··· Data excerpts
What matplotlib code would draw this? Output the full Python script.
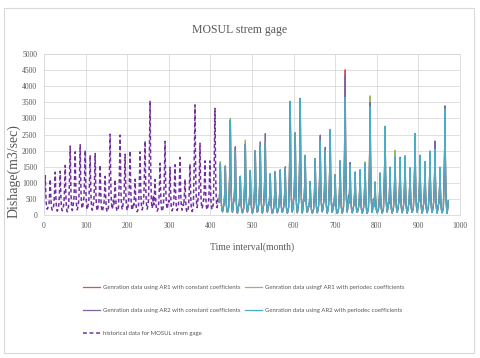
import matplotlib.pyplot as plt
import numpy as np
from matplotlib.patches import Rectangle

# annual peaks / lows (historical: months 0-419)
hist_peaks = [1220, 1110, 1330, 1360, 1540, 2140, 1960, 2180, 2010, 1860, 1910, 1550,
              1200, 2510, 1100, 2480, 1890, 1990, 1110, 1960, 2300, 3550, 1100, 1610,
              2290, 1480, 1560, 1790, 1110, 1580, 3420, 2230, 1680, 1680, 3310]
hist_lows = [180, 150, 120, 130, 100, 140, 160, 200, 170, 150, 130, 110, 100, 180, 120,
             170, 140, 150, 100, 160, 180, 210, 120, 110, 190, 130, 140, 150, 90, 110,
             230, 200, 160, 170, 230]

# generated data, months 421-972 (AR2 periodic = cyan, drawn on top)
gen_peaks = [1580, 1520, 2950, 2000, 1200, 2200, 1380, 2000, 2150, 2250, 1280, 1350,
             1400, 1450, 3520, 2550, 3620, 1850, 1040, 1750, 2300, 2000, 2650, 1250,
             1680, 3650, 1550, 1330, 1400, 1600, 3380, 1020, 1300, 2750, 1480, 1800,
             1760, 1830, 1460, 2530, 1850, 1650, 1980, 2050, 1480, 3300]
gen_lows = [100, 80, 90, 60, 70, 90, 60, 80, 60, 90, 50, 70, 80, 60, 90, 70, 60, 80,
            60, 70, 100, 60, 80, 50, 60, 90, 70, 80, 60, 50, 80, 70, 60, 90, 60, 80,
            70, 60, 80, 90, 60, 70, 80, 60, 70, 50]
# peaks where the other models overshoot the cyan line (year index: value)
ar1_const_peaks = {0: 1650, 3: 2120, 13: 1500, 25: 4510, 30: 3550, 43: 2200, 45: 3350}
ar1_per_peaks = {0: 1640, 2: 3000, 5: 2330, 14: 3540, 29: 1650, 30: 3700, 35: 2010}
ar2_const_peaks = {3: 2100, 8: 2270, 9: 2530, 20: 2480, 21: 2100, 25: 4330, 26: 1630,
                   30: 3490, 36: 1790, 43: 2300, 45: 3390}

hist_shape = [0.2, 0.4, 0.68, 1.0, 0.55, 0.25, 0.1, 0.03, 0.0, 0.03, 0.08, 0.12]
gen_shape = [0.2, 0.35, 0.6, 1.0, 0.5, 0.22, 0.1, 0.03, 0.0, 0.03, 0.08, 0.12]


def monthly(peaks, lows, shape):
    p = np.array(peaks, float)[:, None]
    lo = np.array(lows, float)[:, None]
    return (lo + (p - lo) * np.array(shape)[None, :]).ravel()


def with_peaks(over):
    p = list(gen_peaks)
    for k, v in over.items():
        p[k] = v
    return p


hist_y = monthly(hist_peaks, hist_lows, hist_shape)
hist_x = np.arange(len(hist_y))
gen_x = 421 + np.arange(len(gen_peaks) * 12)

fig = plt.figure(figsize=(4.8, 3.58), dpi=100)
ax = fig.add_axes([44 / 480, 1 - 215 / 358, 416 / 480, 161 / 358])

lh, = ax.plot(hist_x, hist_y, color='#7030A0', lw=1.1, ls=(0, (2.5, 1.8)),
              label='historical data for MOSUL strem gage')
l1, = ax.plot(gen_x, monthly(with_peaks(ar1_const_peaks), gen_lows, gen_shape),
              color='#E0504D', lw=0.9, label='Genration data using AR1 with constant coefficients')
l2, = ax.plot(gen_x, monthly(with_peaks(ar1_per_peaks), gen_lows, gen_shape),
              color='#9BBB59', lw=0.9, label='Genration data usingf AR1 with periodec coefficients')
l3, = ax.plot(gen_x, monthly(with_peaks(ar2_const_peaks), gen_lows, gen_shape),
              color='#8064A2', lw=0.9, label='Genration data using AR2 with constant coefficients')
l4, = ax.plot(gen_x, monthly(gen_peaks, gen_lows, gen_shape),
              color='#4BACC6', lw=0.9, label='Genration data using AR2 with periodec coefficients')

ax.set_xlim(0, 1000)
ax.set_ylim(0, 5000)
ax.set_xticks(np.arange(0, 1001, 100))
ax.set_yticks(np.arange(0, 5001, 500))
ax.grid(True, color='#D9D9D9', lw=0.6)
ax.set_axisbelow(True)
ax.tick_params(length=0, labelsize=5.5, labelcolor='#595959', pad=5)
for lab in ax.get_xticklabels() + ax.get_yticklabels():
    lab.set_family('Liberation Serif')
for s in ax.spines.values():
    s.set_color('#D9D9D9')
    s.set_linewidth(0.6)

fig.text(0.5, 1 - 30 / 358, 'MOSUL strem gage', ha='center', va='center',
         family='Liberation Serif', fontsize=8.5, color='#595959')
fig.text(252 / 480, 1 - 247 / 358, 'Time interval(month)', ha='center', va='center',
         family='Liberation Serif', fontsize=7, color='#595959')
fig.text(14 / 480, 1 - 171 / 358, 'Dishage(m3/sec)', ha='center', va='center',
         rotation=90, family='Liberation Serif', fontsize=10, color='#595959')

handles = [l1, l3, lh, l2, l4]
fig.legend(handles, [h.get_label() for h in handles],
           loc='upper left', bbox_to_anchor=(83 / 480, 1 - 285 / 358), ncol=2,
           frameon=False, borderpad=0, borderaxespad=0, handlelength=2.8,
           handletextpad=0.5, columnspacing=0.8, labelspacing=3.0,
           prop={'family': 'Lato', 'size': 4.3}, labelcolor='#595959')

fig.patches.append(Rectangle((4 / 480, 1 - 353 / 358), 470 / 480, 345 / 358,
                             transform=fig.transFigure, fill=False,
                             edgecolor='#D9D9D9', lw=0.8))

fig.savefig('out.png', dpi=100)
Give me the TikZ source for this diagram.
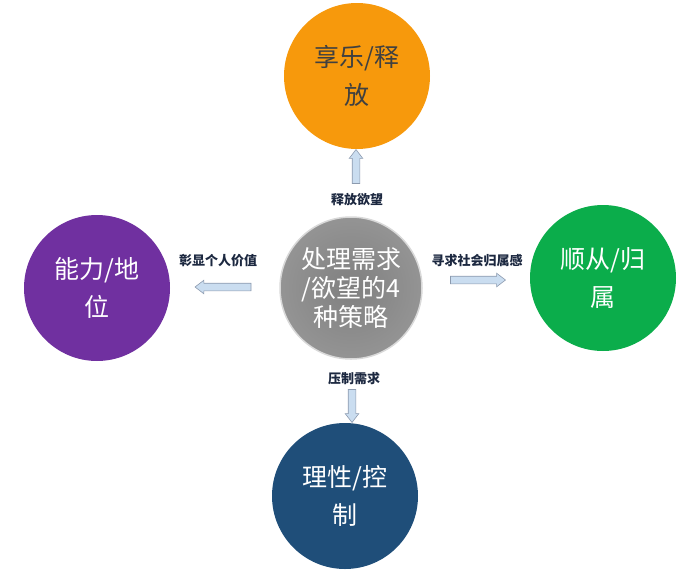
······
_What the task requires_
Quote each line of the listing exactly, but leave the pictures out.

_Exercise response_
What matplotlib code would draw this? Output the full Python script.
import matplotlib.pyplot as plt
import numpy as np
from matplotlib.patches import Rectangle

# annual peaks / lows (historical: months 0-419)
hist_peaks = [1220, 1110, 1330, 1360, 1540, 2140, 1960, 2180, 2010, 1860, 1910, 1550,
              1200, 2510, 1100, 2480, 1890, 1990, 1110, 1960, 2300, 3550, 1100, 1610,
              2290, 1480, 1560, 1790, 1110, 1580, 3420, 2230, 1680, 1680, 3310]
hist_lows = [180, 150, 120, 130, 100, 140, 160, 200, 170, 150, 130, 110, 100, 180, 120,
             170, 140, 150, 100, 160, 180, 210, 120, 110, 190, 130, 140, 150, 90, 110,
             230, 200, 160, 170, 230]

# generated data, months 421-972 (AR2 periodic = cyan, drawn on top)
gen_peaks = [1580, 1520, 2950, 2000, 1200, 2200, 1380, 2000, 2150, 2250, 1280, 1350,
             1400, 1450, 3520, 2550, 3620, 1850, 1040, 1750, 2300, 2000, 2650, 1250,
             1680, 3650, 1550, 1330, 1400, 1600, 3380, 1020, 1300, 2750, 1480, 1800,
             1760, 1830, 1460, 2530, 1850, 1650, 1980, 2050, 1480, 3300]
gen_lows = [100, 80, 90, 60, 70, 90, 60, 80, 60, 90, 50, 70, 80, 60, 90, 70, 60, 80,
            60, 70, 100, 60, 80, 50, 60, 90, 70, 80, 60, 50, 80, 70, 60, 90, 60, 80,
            70, 60, 80, 90, 60, 70, 80, 60, 70, 50]
# peaks where the other models overshoot the cyan line (year index: value)
ar1_const_peaks = {0: 1650, 3: 2120, 13: 1500, 25: 4510, 30: 3550, 43: 2200, 45: 3350}
ar1_per_peaks = {0: 1640, 2: 3000, 5: 2330, 14: 3540, 29: 1650, 30: 3700, 35: 2010}
ar2_const_peaks = {3: 2100, 8: 2270, 9: 2530, 20: 2480, 21: 2100, 25: 4330, 26: 1630,
                   30: 3490, 36: 1790, 43: 2300, 45: 3390}

hist_shape = [0.2, 0.4, 0.68, 1.0, 0.55, 0.25, 0.1, 0.03, 0.0, 0.03, 0.08, 0.12]
gen_shape = [0.2, 0.35, 0.6, 1.0, 0.5, 0.22, 0.1, 0.03, 0.0, 0.03, 0.08, 0.12]


def monthly(peaks, lows, shape):
    p = np.array(peaks, float)[:, None]
    lo = np.array(lows, float)[:, None]
    return (lo + (p - lo) * np.array(shape)[None, :]).ravel()


def with_peaks(over):
    p = list(gen_peaks)
    for k, v in over.items():
        p[k] = v
    return p


hist_y = monthly(hist_peaks, hist_lows, hist_shape)
hist_x = np.arange(len(hist_y))
gen_x = 421 + np.arange(len(gen_peaks) * 12)

fig = plt.figure(figsize=(4.8, 3.58), dpi=100)
ax = fig.add_axes([44 / 480, 1 - 215 / 358, 416 / 480, 161 / 358])

lh, = ax.plot(hist_x, hist_y, color='#7030A0', lw=1.1, ls=(0, (2.5, 1.8)),
              label='historical data for MOSUL strem gage')
l1, = ax.plot(gen_x, monthly(with_peaks(ar1_const_peaks), gen_lows, gen_shape),
              color='#E0504D', lw=0.9, label='Genration data using AR1 with constant coefficients')
l2, = ax.plot(gen_x, monthly(with_peaks(ar1_per_peaks), gen_lows, gen_shape),
              color='#9BBB59', lw=0.9, label='Genration data usingf AR1 with periodec coefficients')
l3, = ax.plot(gen_x, monthly(with_peaks(ar2_const_peaks), gen_lows, gen_shape),
              color='#8064A2', lw=0.9, label='Genration data using AR2 with constant coefficients')
l4, = ax.plot(gen_x, monthly(gen_peaks, gen_lows, gen_shape),
              color='#4BACC6', lw=0.9, label='Genration data using AR2 with periodec coefficients')

ax.set_xlim(0, 1000)
ax.set_ylim(0, 5000)
ax.set_xticks(np.arange(0, 1001, 100))
ax.set_yticks(np.arange(0, 5001, 500))
ax.grid(True, color='#D9D9D9', lw=0.6)
ax.set_axisbelow(True)
ax.tick_params(length=0, labelsize=5.5, labelcolor='#595959', pad=5)
for lab in ax.get_xticklabels() + ax.get_yticklabels():
    lab.set_family('Liberation Serif')
for s in ax.spines.values():
    s.set_color('#D9D9D9')
    s.set_linewidth(0.6)

fig.text(0.5, 1 - 30 / 358, 'MOSUL strem gage', ha='center', va='center',
         family='Liberation Serif', fontsize=8.5, color='#595959')
fig.text(252 / 480, 1 - 247 / 358, 'Time interval(month)', ha='center', va='center',
         family='Liberation Serif', fontsize=7, color='#595959')
fig.text(14 / 480, 1 - 171 / 358, 'Dishage(m3/sec)', ha='center', va='center',
         rotation=90, family='Liberation Serif', fontsize=10, color='#595959')

handles = [l1, l3, lh, l2, l4]
fig.legend(handles, [h.get_label() for h in handles],
           loc='upper left', bbox_to_anchor=(83 / 480, 1 - 285 / 358), ncol=2,
           frameon=False, borderpad=0, borderaxespad=0, handlelength=2.8,
           handletextpad=0.5, columnspacing=0.8, labelspacing=3.0,
           prop={'family': 'Lato', 'size': 4.3}, labelcolor='#595959')

fig.patches.append(Rectangle((4 / 480, 1 - 353 / 358), 470 / 480, 345 / 358,
                             transform=fig.transFigure, fill=False,
                             edgecolor='#D9D9D9', lw=0.8))

fig.savefig('out.png', dpi=100)
Give me the TikZ source for this diagram.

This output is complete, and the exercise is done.